Siempre fuiste imponente; tenías la voz muy grave, como de locutor, las facciones cuadradas, como dibujadas con un trazo “mid-century”, un galán. Y decidiste y fuiste poeta. Escribiste poesía, y publicaste. Por eso eras mi ídolo también, aunque no me gustaran tus poemas. Y no me gustaban pues eran demasiado perfectos, demasiado pensados, impecables, sonoros, redondos, cuidados. Se lo dije alguna vez a J., que eras un poeta que podía escribir sobre cualquier tema y que justamente eso era lo que no me gustaba. Ahora me arrepiento de habérselo dicho, porque él te lo compartió y ahora que te fuiste me pregunto si te fuiste por mi culpa o mi juicio. Así de importante me pienso, cómo no hacerlo, solo en mi vida vivo.
Yo no me he atrevido a mucho, no he querido sacar de mí los poemas que quizás tendría o tuviera o tenga o pude haber tenido (yo creo que simplemente no los había) y cuando quise escribir, cuando tú eras jefe de redacción en una de las revistas más importantes del país, me acerqué a ti con un texto que yo estaba seguro merecía estar en la primera plana. “Por qué no escribes un blog”, me dijiste. Ese día supe lo que eran los blogs, y tenías razón; lo hice y así me conocí mejor a mi mismo, una vez mi mujer me dijo “tú solo vives en tu blog”, y solo aquí es que he publicado mis textos.
Ese es un recuerdo inevitable. Otros son de reuniones en casa de J., donde lo que recuerdo son tus recomendaciones o exaltaciones musicales. Me acuerdo cómo declamaste con entusiasmo la letra de “My doorbell” de los White Stripes. Y sobretodo que me presentaste a Jeff Buckley, o si no me lo presentaste y más bien lo disfrutamos juntos, lo que hiciste fue contarme su extraña forma de morir, en el mismo rio o lago en el que su padre había muerto ahogado.

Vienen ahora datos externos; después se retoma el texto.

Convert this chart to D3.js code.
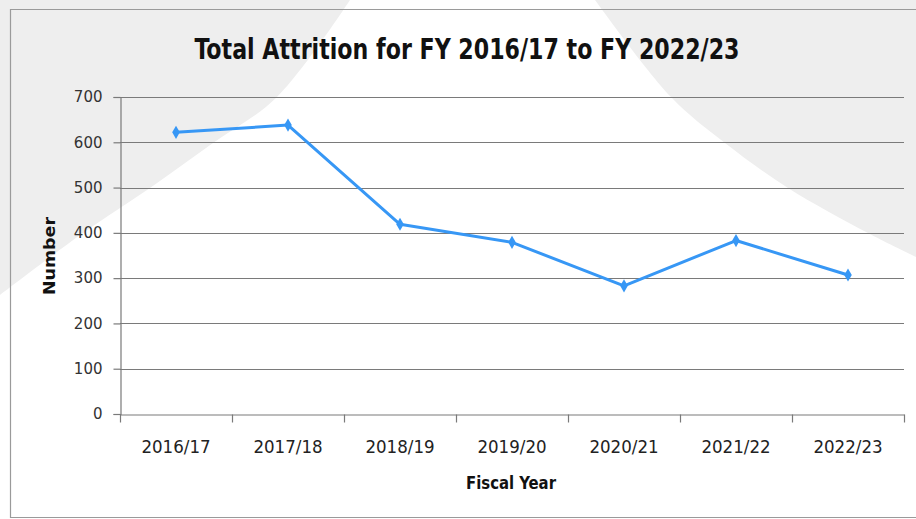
<!DOCTYPE html>
<html><head><meta charset="utf-8">
<script src="https://cdn.jsdelivr.net/npm/d3@7"></script>
<style>html,body{margin:0;padding:0;background:#fff;overflow:hidden}</style>
</head><body>
<svg id="c" width="916" height="519"></svg>
<script>
const categories = ["2016/17","2017/18","2018/19","2019/20","2020/21","2021/22","2022/23"];
const attrition = [622, 638, 419, 379, 283, 383, 307];
const yTicks = [0,100,200,300,400,500,600,700];
const title = "Total Attrition for FY 2016/17 to FY 2022/23";
const xTitle = "Fiscal Year";
const yTitle = "Number";

const W = 916, H = 519;
const m = {left:120, right:12, top:97, bottom:105};
const svg = d3.select("#c");
const narrow = "'Liberation Sans Narrow','DejaVu Sans Condensed',sans-serif";

// background
svg.append("rect").attr("width",W).attr("height",H).attr("fill","#eeeeee");
const leftEdge = [[0,295],[83,233],[150,188],[213,143],[277,97],[350,0]];
const rightEdge = [[595,0],[671,97],[725,143],[788,188],[868,233],[916,257]];
const edgeLine = d3.line().curve(d3.curveCatmullRom);
svg.append("path").attr("fill","#ffffff")
  .attr("d", edgeLine(leftEdge) + "L" + edgeLine(rightEdge).slice(1) + "L916,519L0,519Z");
// chart border
svg.append("path").attr("fill","none").attr("stroke","#9a9a9a").attr("stroke-width",1.2)
  .attr("d","M916,9.5 L10.5,9.5 L10.5,517.5 L916,517.5");

const x = d3.scaleBand().domain(categories).range([m.left, W-m.right]).padding(0);
const y = d3.scaleLinear().domain([0,700]).range([H-m.bottom, m.top]);

// gridlines
svg.append("g").selectAll("line").data(yTicks.filter(d=>d>0)).join("line")
  .attr("x1",m.left).attr("x2",W-m.right)
  .attr("y1",d=>Math.round(y(d))+0.5).attr("y2",d=>Math.round(y(d))+0.5)
  .attr("stroke","#7a7a7a").attr("stroke-width",1.2);

// y axis
const ya = svg.append("g").attr("transform",`translate(${m.left+0.5},0)`)
  .call(d3.axisLeft(y).tickValues(yTicks).tickSize(7).tickPadding(11));
ya.select(".domain").attr("stroke","#7a7a7a").attr("stroke-width",1.2);
ya.selectAll(".tick line").attr("stroke","#7a7a7a").attr("stroke-width",1.2);
ya.selectAll(".tick text").attr("font-family","'DejaVu Sans',sans-serif")
  .attr("font-size",15).attr("fill","#333");

// x axis
const xa = svg.append("g").attr("transform",`translate(0,${Math.round(y(0))+0.5})`)
  .call(d3.axisBottom(x).tickSize(0).tickPadding(25));
xa.select(".domain").attr("stroke","#7a7a7a").attr("stroke-width",1.2);
xa.selectAll(".tick text").attr("font-family",narrow).attr("font-size",18.5).attr("fill","#222");
const bounds = categories.map(c=>x(c)).concat([x.range()[1]]);
xa.selectAll("line.bt").data(bounds).join("line").attr("class","bt")
  .attr("x1",d=>Math.round(d)+0.5).attr("x2",d=>Math.round(d)+0.5)
  .attr("y1",0).attr("y2",8).attr("stroke","#7a7a7a").attr("stroke-width",1.2);

// line
const cx = d=>x(d)+x.bandwidth()/2;
svg.append("path").datum(categories)
  .attr("fill","none").attr("stroke","#3797f5").attr("stroke-width",3)
  .attr("stroke-linejoin","round")
  .attr("d",d3.line().x(c=>cx(c)).y((c,i)=>y(attrition[i])));
svg.append("g").selectAll("path").data(categories).join("path")
  .attr("transform",(c,i)=>`translate(${cx(c)},${y(attrition[i])})`)
  .attr("d",d3.symbol(d3.symbolDiamond,50))
  .attr("fill","#3797f5");

// titles
svg.append("text").attr("x",467).attr("y",59).attr("text-anchor","middle")
  .attr("font-family",narrow).attr("font-weight","bold").attr("font-size",29)
  .attr("textLength",545).attr("lengthAdjust","spacingAndGlyphs")
  .attr("fill","#111").text(title);
svg.append("text").attr("x",511).attr("y",489).attr("text-anchor","middle")
  .attr("font-family",narrow).attr("font-weight","bold").attr("font-size",18)
  .attr("textLength",90).attr("lengthAdjust","spacingAndGlyphs")
  .attr("fill","#111").text(xTitle);
svg.append("text").attr("transform","translate(55,256) rotate(-90)").attr("text-anchor","middle")
  .attr("font-family","'DejaVu Sans',sans-serif").attr("font-weight","bold").attr("font-size",15.5)
  .attr("textLength",78).attr("lengthAdjust","spacingAndGlyphs")
  .attr("fill","#111").text(yTitle);
</script>
</body></html>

Recuerdo tu emoción al contar el hecho de que el hijo Buckley estaba nadando en ese cuerpo de agua y pasó un barco y él simplemente desapareció, donde su padre había muerto años atrás.
Juro por el mío que así fue, que tú me contaste esto, y que es algo que yo ya recordaba cada vez que oía a Jeff Buckley o cada vez que me acordaba de tí, antes de que te fueras como él, en el agua, sin que te doliera el mar.
Ahora, como te digo, yo vivo mi vida, y lo veo todo a través de ella. Y a través de ella juzgo y opino, no solo acerca de tus poemas sino de tus actos, en cuanto que alimentan a los míos. Y tengo que decir que me duele inmensamente la imagen de un amigo sumergido, con pesos a lo Virginia Wolf, en el Atlántico Norte. Es muy romántico y muy literario pero estoy seguro que no fue pacífico. Me duele y me espanta, me aterra y atemoriza, cómo quisiera no tener eso en la cabeza, cómo quisiera no haber tenido que escribir estas líneas y fuera solo el fantasma de Buckley el que desapareciera pacífica y solitaria y misteriosamente, acompañando a su padre también ahogado en las mismas aguas; esa fue la historia que tú me contaste, y poco antes de morir publicaste los guantes de tu padre en su fecha de cumpleaños; esa fue la última imagen que hiciste pública mientras que las últimas palabras fueron que ya no te dolería el mar porque conociste la fuente.
Allá tú, admirado amigo. Yo me quedo a hacer lo propio. Vivir; cada quién, su destino.